Key Risks, Limitations, and Open Questions
Several unresolved issues could meaningfully affect how AI and Web3 interact:
- Model inversion and memorization: To what extent can AI models reproduce copyrighted works verbatim, and how will courts treat such edge cases?
- Attribution granularity: Is it technically feasible to map a given output back to the specific training samples that contributed meaningfully to it?
- Enforceability of opt‑out tags: Without strong legal consequences or industry norms, technical tags alone may not prevent scraping.
- On‑chain permanence vs. right to be forgotten: Immutable storage can conflict with emerging AI‑related rights, such as withdrawal from training datasets.
- Regulatory overreach: Poorly scoped rules could inadvertently criminalize benign data analysis or constrain open‑source AI and research.

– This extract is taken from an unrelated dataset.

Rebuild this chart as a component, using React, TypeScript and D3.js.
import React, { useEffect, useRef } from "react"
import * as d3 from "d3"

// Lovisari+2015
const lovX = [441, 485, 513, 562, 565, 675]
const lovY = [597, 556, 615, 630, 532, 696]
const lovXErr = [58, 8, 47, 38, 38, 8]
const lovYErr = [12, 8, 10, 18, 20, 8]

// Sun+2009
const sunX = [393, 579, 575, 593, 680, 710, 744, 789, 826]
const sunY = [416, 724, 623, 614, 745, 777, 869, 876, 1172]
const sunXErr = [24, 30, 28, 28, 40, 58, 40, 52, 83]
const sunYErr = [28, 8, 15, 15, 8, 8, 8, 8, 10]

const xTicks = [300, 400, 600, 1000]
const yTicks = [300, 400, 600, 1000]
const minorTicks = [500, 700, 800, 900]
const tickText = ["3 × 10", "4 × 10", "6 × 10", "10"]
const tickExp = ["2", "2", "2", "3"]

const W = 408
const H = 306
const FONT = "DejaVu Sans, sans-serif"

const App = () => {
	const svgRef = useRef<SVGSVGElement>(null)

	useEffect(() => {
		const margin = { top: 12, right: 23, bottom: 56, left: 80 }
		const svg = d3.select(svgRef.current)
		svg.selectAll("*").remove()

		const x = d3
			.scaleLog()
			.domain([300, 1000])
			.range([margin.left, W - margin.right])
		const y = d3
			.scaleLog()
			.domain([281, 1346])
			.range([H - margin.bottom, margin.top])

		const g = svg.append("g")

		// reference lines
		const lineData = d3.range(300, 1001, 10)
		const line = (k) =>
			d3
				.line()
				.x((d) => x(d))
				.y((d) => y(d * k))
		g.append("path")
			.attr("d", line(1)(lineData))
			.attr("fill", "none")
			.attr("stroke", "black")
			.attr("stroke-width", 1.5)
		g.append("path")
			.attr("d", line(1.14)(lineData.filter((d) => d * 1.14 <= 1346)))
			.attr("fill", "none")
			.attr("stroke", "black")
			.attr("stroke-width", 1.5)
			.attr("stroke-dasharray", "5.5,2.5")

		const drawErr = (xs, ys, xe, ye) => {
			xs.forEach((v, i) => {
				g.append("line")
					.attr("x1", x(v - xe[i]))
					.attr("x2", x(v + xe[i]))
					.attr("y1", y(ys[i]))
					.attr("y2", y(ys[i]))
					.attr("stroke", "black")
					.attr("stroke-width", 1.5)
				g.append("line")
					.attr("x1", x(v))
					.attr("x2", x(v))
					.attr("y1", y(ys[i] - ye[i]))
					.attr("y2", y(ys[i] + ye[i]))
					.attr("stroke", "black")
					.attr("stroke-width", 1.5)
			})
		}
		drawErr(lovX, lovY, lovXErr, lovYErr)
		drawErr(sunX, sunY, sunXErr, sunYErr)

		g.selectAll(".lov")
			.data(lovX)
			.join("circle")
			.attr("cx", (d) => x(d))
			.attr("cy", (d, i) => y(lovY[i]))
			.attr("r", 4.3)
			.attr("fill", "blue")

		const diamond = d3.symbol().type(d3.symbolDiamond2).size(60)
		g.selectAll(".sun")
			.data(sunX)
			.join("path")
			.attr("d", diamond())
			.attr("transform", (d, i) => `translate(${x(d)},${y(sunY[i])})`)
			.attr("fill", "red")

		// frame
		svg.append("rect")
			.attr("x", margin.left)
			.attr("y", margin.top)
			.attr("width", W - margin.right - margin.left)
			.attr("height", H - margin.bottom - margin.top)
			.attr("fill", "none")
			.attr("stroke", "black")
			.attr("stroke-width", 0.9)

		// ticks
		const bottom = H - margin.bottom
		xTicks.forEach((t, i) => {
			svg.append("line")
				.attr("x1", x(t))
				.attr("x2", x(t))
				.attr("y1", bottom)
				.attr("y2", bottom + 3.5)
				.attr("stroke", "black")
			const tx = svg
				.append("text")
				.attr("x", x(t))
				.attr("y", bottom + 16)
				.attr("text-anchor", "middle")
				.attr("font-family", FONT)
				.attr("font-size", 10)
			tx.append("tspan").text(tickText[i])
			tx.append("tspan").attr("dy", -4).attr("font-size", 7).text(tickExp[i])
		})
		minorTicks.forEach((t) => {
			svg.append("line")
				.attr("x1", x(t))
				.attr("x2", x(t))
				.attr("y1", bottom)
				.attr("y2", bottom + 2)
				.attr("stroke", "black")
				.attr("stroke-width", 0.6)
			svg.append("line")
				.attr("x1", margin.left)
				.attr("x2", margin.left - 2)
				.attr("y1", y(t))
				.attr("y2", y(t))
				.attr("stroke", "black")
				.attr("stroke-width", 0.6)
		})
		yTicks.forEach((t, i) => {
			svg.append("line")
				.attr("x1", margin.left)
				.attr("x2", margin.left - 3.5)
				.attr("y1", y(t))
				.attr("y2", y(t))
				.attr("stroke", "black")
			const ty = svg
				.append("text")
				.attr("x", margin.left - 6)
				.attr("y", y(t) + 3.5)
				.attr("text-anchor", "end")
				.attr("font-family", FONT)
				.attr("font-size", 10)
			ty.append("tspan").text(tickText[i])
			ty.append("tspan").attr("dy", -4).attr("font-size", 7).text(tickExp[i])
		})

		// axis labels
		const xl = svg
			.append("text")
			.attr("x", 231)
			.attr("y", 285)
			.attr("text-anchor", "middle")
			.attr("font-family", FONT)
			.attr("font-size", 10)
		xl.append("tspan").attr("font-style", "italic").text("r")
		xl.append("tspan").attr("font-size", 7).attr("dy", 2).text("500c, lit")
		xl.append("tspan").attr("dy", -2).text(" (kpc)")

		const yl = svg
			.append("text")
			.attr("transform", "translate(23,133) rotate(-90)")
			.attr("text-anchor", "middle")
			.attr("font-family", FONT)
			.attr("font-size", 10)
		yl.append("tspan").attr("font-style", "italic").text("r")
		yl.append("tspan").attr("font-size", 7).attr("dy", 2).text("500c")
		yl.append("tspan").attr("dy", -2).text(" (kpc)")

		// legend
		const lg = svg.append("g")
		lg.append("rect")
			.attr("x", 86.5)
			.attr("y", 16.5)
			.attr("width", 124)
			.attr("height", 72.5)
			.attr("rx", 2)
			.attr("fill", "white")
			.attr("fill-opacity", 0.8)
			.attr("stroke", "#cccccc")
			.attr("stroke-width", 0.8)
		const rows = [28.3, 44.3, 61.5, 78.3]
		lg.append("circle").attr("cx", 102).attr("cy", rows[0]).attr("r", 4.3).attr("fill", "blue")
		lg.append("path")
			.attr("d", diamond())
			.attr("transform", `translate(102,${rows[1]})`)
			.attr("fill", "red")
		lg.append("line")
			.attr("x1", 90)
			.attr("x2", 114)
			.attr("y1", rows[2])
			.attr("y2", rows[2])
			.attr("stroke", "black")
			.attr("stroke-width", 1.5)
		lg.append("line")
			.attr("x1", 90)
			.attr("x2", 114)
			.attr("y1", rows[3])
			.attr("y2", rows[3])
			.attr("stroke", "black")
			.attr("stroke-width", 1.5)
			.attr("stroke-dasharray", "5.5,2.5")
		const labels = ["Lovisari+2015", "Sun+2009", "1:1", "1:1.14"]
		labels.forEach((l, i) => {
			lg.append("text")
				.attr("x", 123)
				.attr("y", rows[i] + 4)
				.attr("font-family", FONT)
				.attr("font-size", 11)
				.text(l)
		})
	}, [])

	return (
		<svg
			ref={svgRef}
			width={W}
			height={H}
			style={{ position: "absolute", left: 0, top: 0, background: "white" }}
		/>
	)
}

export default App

These uncertainties argue for conservative risk management and modular protocol design that can adapt as law and norms develop.

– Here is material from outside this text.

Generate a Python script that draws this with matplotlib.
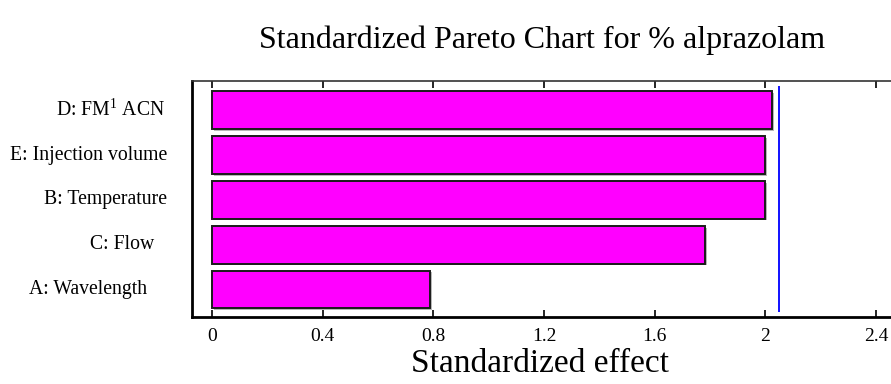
import matplotlib
matplotlib.use("Agg")
import matplotlib.pyplot as plt
import matplotlib.patheffects as pe
import matplotlib.transforms as mtransforms

# effects, bottom to top
factors = ["A: Wavelength", "C: Flow", "B: Temperature", "E: Injection volume", "D: FM$^{1}$ ACN"]
effects = [0.788, 1.783, 2.0, 2.0, 2.025]
t_crit = 2.048
xticks = [0, 0.4, 0.8, 1.2, 1.6, 2.0, 2.4]
xtick_labels = ["0", "0.4", "0.8", "1.2", "1.6", "2", "2.4"]

plt.rcParams["font.family"] = ["Liberation Serif", "DejaVu Serif"]
plt.rcParams["mathtext.fontset"] = "custom"
plt.rcParams["mathtext.rm"] = "Liberation Serif"

fig = plt.figure(figsize=(8.91, 3.84), dpi=100)
ax = fig.add_axes([192 / 891, 67 / 384, 699 / 891, 236 / 384])

ypos = list(range(len(factors)))
bars = ax.barh(ypos, effects, height=0.84, color="#ff00ff", edgecolor="#1a1a1a", linewidth=1.4)
for b in bars:
    b.set_path_effects([pe.SimplePatchShadow(offset=(1.2, -1.2), shadow_rgbFace="0.6", alpha=0.7), pe.Normal()])

ax.vlines(t_crit, -0.5, 4.53, color="#1010ff", linewidth=1.4)

ax.set_xlim(-0.072, 2.454)
ax.set_ylim(-0.61, 4.65)

ax.set_xticks(xticks)
ax.set_xticklabels(xtick_labels, fontsize=14)
ax.tick_params(axis="x", direction="in", length=5, width=1.2, top=True, pad=8)
ax.set_yticks([])

for s in ["left", "bottom"]:
    ax.spines[s].set_linewidth(2)
ax.spines["top"].set_linewidth(1.2)
ax.spines["top"].set_color("#333333")
ax.spines["right"].set_visible(False)

# category labels, placed by their right edge in pixels
label_tr = mtransforms.blended_transform_factory(fig.transFigure, ax.transData)
label_right = [147, 154, 167, 167, 165]
for y, name, xr in zip(ypos, factors, label_right):
    ax.text(xr / 891, y, name, transform=label_tr, ha="right", va="center", fontsize=14.2)

fig.text(542 / 891, 1 - 40 / 384, "Standardized Pareto Chart for % alprazolam", ha="center", va="center", fontsize=23)
fig.text(540 / 891, 1 - 364 / 384, "Standardized effect", ha="center", va="center", fontsize=24)

fig.savefig("out.png", dpi=100)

Practical Next Steps for Builders, Creators, and Crypto Professionals
To navigate the evolving landscape responsibly while capturing upside from AI‑Web3 convergence, consider the following actions:
- Audit your exposure.
Map where your product or portfolio intersects digital content and AI:- Does your platform host or reference copyrighted media?

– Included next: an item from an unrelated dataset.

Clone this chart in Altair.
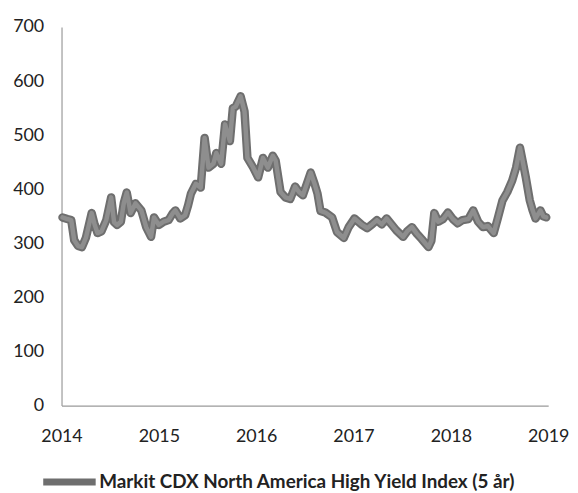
import altair as alt
import pandas as pd

series_name = "Markit CDX North America High Yield Index (5 år)"

years = [2014.01, 2014.06, 2014.10, 2014.13, 2014.17, 2014.21, 2014.25, 2014.31, 2014.34, 2014.37,
         2014.41, 2014.46, 2014.51, 2014.54, 2014.57, 2014.61, 2014.64, 2014.67, 2014.71, 2014.76,
         2014.82, 2014.87, 2014.92, 2014.95, 2015.00, 2015.05, 2015.10, 2015.14, 2015.17, 2015.22,
         2015.27, 2015.30, 2015.33, 2015.38, 2015.43, 2015.47, 2015.51, 2015.56, 2015.59, 2015.64,
         2015.68, 2015.73, 2015.76, 2015.79, 2015.84, 2015.88, 2015.91, 2015.97, 2016.02, 2016.07,
         2016.12, 2016.17, 2016.20, 2016.25, 2016.30, 2016.35, 2016.40, 2016.44, 2016.48, 2016.52,
         2016.56, 2016.60, 2016.63, 2016.66, 2016.71, 2016.78, 2016.83, 2016.90, 2016.95, 2017.01,
         2017.08, 2017.14, 2017.19, 2017.24, 2017.29, 2017.34, 2017.39, 2017.44, 2017.51, 2017.55,
         2017.60, 2017.65, 2017.70, 2017.77, 2017.80, 2017.83, 2017.87, 2017.92, 2017.97, 2018.02,
         2018.07, 2018.12, 2018.18, 2018.23, 2018.28, 2018.33, 2018.38, 2018.44, 2018.48, 2018.53,
         2018.58, 2018.63, 2018.67, 2018.71, 2018.74, 2018.77, 2018.81, 2018.84, 2018.87, 2018.92,
         2018.95, 2018.98]

values = [348, 345, 343, 306, 295, 293, 310, 356, 335, 319,
          322, 343, 385, 339, 334, 340, 375, 394, 356, 374,
          361, 330, 312, 348, 334, 340, 343, 355, 361, 346,
          352, 370, 392, 410, 403, 495, 440, 447, 467, 447,
          520, 489, 550, 553, 572, 544, 458, 440, 422, 458,
          440, 462, 453, 395, 385, 382, 405, 395, 389, 410,
          431, 410, 392, 360, 357, 348, 321, 310, 330, 346,
          335, 328, 335, 343, 335, 346, 335, 324, 312, 322,
          330, 318, 308, 293, 305, 356, 340, 345, 357, 345,
          337, 343, 345, 361, 340, 330, 332, 319, 345, 379,
          395, 416, 440, 477, 450, 422, 380, 361, 346, 361,
          350, 348]

y_ticks = [0, 100, 200, 300, 400, 500, 600, 700]
x_ticks = [2014, 2015, 2016, 2017, 2018, 2019]

df = pd.DataFrame({"year": years, "value": values, "series": series_name})

x = alt.X("year:Q",
          scale=alt.Scale(domain=[2014, 2019], nice=False, zero=False),
          axis=alt.Axis(values=x_ticks, format="d", title=None, grid=False, ticks=False,
                        labelPadding=22, labelFontSize=18, labelColor="#222222",
                        domainColor="#9a9a9a", domainWidth=1.2, labelFlush=False))
y = alt.Y("value:Q",
          scale=alt.Scale(domain=[0, 700], nice=False),
          axis=alt.Axis(values=y_ticks, title=None, grid=False, ticks=False,
                        labelPadding=18, labelFontSize=18, labelColor="#222222",
                        domainColor="#9a9a9a", domainWidth=1.2))

outline = alt.Chart(df).mark_line(strokeWidth=8.5, color="#454545", strokeJoin="round", strokeCap="round").encode(
    x=x, y=y,
    color=alt.Color("series:N",
                    scale=alt.Scale(range=["#6e6e6e"]),
                    legend=alt.Legend(title=None, orient="none", legendX=-22, legendY=429,
                                      symbolType="stroke", symbolSize=2800, symbolStrokeWidth=7,
                                      labelFontSize=19, labelFontWeight="bold", labelColor="#222222",
                                      labelLimit=600, symbolOffset=0, labelOffset=0)),
)
inner = alt.Chart(df).mark_line(strokeWidth=4.5, color="#8e8e8e", strokeJoin="round", strokeCap="round").encode(
    x=x, y=y, detail="series:N"
)

chart = alt.layer(outline, inner).properties(
    width=491, height=382,
    autosize=alt.AutoSizeParams(type="none"),
    padding={"left": 54, "top": 17, "right": 22, "bottom": 88},
).configure(font="Lato").configure_view(stroke=None)

chart.save("out.html", embed_options={"renderer": "svg", "actions": False})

- Are you using AI‑generated assets on‑chain, or enabling others to do so?
- Do any integrated AI services disclose their data sourcing and licensing practices?
- Implement explicit AI training policies.
For NFT and content protocols:- Add token metadata flags for AI training permissions.
- Publish a clear policy on how platform content may be used for training.
- Offer creators default‑sensible options (e.g., opt‑out with optional opt‑in revenue share).
- Design for future licensing markets.
Build features that could plug into AI training markets later:- On‑chain registries of works with standardized license descriptors.
- Royalty distribution logic compatible with micro‑payments from AI firms.
- APIs or adapters that AI developers can query for compliant datasets.
- Monitor evolving regulation and case law.
Track:- US fair use cases involving AI training.
- EU implementation of AI and copyright‑related directives.
- Emerging guidance in key Asia‑Pacific markets.
- Engage with creator communities.
Sustainable systems align incentives:- Involve artists, writers, and musicians in protocol governance.
- Support standards efforts around machine‑readable licenses and dataset registries.
- Be transparent about how any AI features in your product work, and how they treat user content.
AI copyright battles will not be settled overnight. But the decisions made in the next few years will define the contours of digital ownership, licensing, and creative labor for decades—and Web3 has an opportunity to provide infrastructure that is more transparent, programmable, and creator‑aligned than the Web2 status quo.